Algunas veces el novillo o el toro, por algún hueco, lograba escapar
y emprendía una veloz carrera por las calles. En una ocasión entró
en una casa, cogió desprevenidos a sus moradores y les dio un susto
de muerte.
Como
invitado a estas novilladas y corridas solía asistir el afamado y
conocido matador de toros D.
Antonio Bienvenida,
llamado en el mundo del toro el “Papa
Negro”.
Venía porque tenía novia en Villargordo,
nos visitaba con frecuencia y no fallaba en los días de la fiesta.
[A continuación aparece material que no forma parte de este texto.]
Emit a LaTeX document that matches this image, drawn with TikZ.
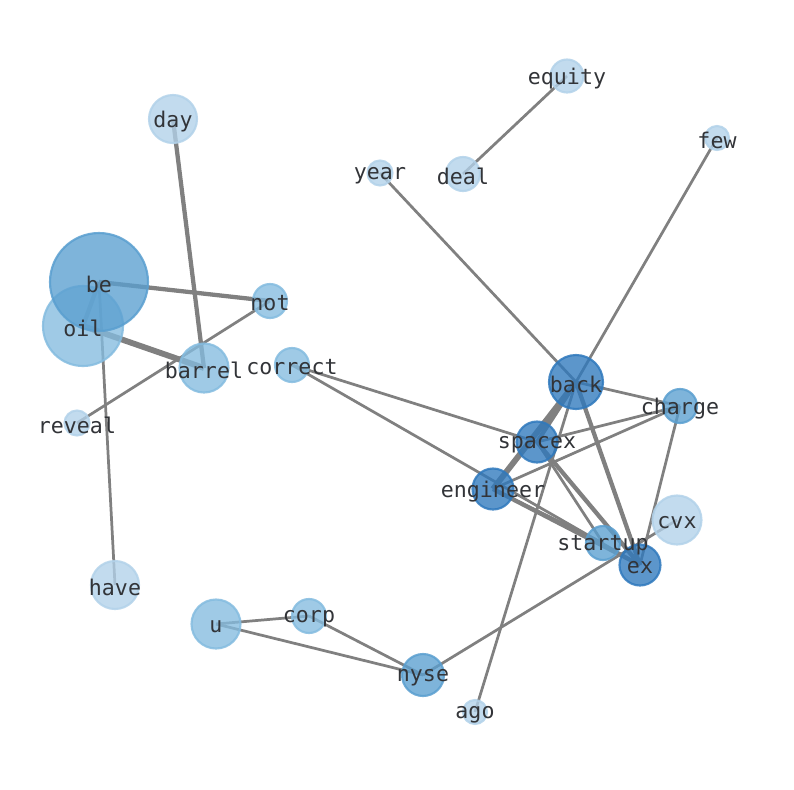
\documentclass[tikz,border=0pt]{standalone}
\usepackage{fontspec}
\newfontfamily\labelfont{DejaVu Sans Mono}
\pgfdeclarelayer{bg}
\pgfdeclarelayer{paper}
\pgfsetlayers{paper,bg,main}
\definecolor{edgegray}{RGB}{128,128,128}
\definecolor{txtgray}{RGB}{50,52,56}
\definecolor{cdark}{RGB}{47,121,189}
\definecolor{cmed}{RGB}{90,159,208}
\definecolor{clmed}{RGB}{132,188,224}
\definecolor{clight}{RGB}{178,210,234}
\tikzset{
  nd/.style={circle, inner sep=0pt, line width=1.6pt, fill opacity=0.78, draw opacity=0.85},
  ndark/.style={nd, fill=cdark, draw=cdark},
  nmed/.style={nd, fill=cmed, draw=cmed},
  nlmed/.style={nd, fill=clmed, draw=clmed},
  nlight/.style={nd, fill=clight, draw=clight},
  lbl/.style={inner sep=0pt, text=txtgray, yshift=-1.8pt, font=\labelfont\fontsize{16.2}{19}\selectfont},
  ed/.style={draw=edgegray, line width=2.05pt},
  edthick/.style={draw=edgegray, line width=3.2pt},
  edvthick/.style={draw=edgegray, line width=4.4pt},
}
\begin{document}
\begin{tikzpicture}[x=0.75pt,y=-0.75pt]
\begin{pgfonlayer}{paper}
\path[fill=white] (0,0) rectangle (794,790);
\end{pgfonlayer}
\useasboundingbox (0,0) rectangle (794,790);
% nodes
\node[nlmed, minimum size=60pt] (oil) at (83,326) {};
\node[nmed, minimum size=73.5pt] (be) at (99,282) {};
\node[nlight, minimum size=36pt] (day) at (173,119) {};
\node[nlmed, minimum size=36.75pt] (barrel) at (204,368) {};
\node[nlmed, minimum size=25.5pt] (not) at (270,301) {};
\node[nlmed, minimum size=25.5pt] (correct) at (292,365) {};
\node[nlight, minimum size=18.75pt] (reveal) at (77,423) {};
\node[ndark, minimum size=40.5pt] (back) at (576,382) {};
\node[nmed, minimum size=25.5pt] (charge) at (680,406) {};
\node[ndark, minimum size=30.75pt] (spacex) at (537,442) {};
\node[ndark, minimum size=30.75pt] (engineer) at (493,489) {};
\node[nlight, minimum size=36.75pt] (cvx) at (677,520) {};
\node[nmed, minimum size=25.5pt] (startup) at (603,543) {};
\node[ndark, minimum size=30.75pt] (ex) at (640,565) {};
\node[nlight, minimum size=36pt] (have) at (115,585) {};
\node[nlmed, minimum size=36.75pt] (u) at (216,624) {};
\node[nlmed, minimum size=25.5pt] (corp) at (309,616) {};
\node[nmed, minimum size=31.5pt] (nyse) at (423,675) {};
\node[nlight, minimum size=18pt] (ago) at (475,712) {};
\node[nlight, minimum size=24.75pt] (equity) at (567,76) {};
\node[nlight, minimum size=18pt] (few) at (717,138) {};
\node[nlight, minimum size=18.75pt] (year) at (380,173) {};
\node[nlight, minimum size=25.5pt] (deal) at (463,174) {};
% edges
\begin{pgfonlayer}{bg}
\draw[ed] (equity.center) -- (deal.center);
\draw[ed] (year.center) -- (back.center);
\draw[ed] (few.center) -- (back.center);
\draw[ed] (ago.center) -- (back.center);
\draw[edthick] (day.center) -- (barrel.center);
\draw[edthick] (be.center) -- (not.center);
\draw[edthick] (be.center) -- (oil.center);
\draw[edvthick] (oil.center) -- (barrel.center);
\draw[ed] (be.center) -- (have.center);
\draw[ed] (not.center) -- (reveal.center);
\draw[ed] (correct.center) -- (spacex.center);
\draw[ed] (correct.center) -- (ex.center);
\draw[ed] (back.center) -- (charge.center);
\draw[edthick] (back.center) -- (spacex.center);
\draw[edvthick] (back.center) -- (engineer.center);
\draw[edthick] (back.center) -- (ex.center);
\draw[ed] (spacex.center) -- (charge.center);
\draw[ed] (engineer.center) -- (charge.center);
\draw[ed] (spacex.center) -- (startup.center);
\draw[edthick] (spacex.center) -- (ex.center);
\draw[ed] (engineer.center) -- (startup.center);
\draw[edthick] (engineer.center) -- (ex.center);
\draw[ed] (charge.center) -- (ex.center);
\draw[ed] (nyse.center) -- (cvx.center);
\draw[ed] (u.center) -- (corp.center);
\draw[ed] (u.center) -- (nyse.center);
\draw[ed] (corp.center) -- (nyse.center);
\end{pgfonlayer}
% labels
\foreach \n in {oil,be,day,barrel,not,correct,reveal,back,charge,spacex,engineer,cvx,startup,ex,have,u,corp,nyse,ago,equity,few,year,deal}{
  \node[lbl] (lbl-\n) at (\n.center) {\n};
}
\end{tikzpicture}
\end{document}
Acompañándole y siguiéndole, siempre llegaban conocidos
empresarios, adinerados aficionados y algún que otro maletilla que
buscaba su oportunidad, por estas razones los vecinos curiosos se
agolpaban en las calles y esquinas para verlos pasar.
En
la “Portá”,
así llamaban al lugar que hoy ocupa “El
Paseo”,
se instalaba el teatro de marionetas, al que llamaban de
“Cristobicas”,
y también el circo.
Al
son del pianillo
de manubrio
el dueño hacía sonar música de mazurcas, pasodobles y valses;
improvisándose bailes entre los vecinos.
En
los días de la fiesta acudían yunteros, gañanes, pastores, gente
forastera y los dueños de los cortijos, la mayoría tenían casa en
el pueblo.
En
la actualidad, por estas fechas siguen acudiendo los villargordeños
que viven fuera por diversas razones y algunos, incluso desde el
extranjero, lo hacen para poder acompañar al Señor
de la Salud.
Entonces, como ahora, el día 28 se subía la imagen y se acababam las fiestas.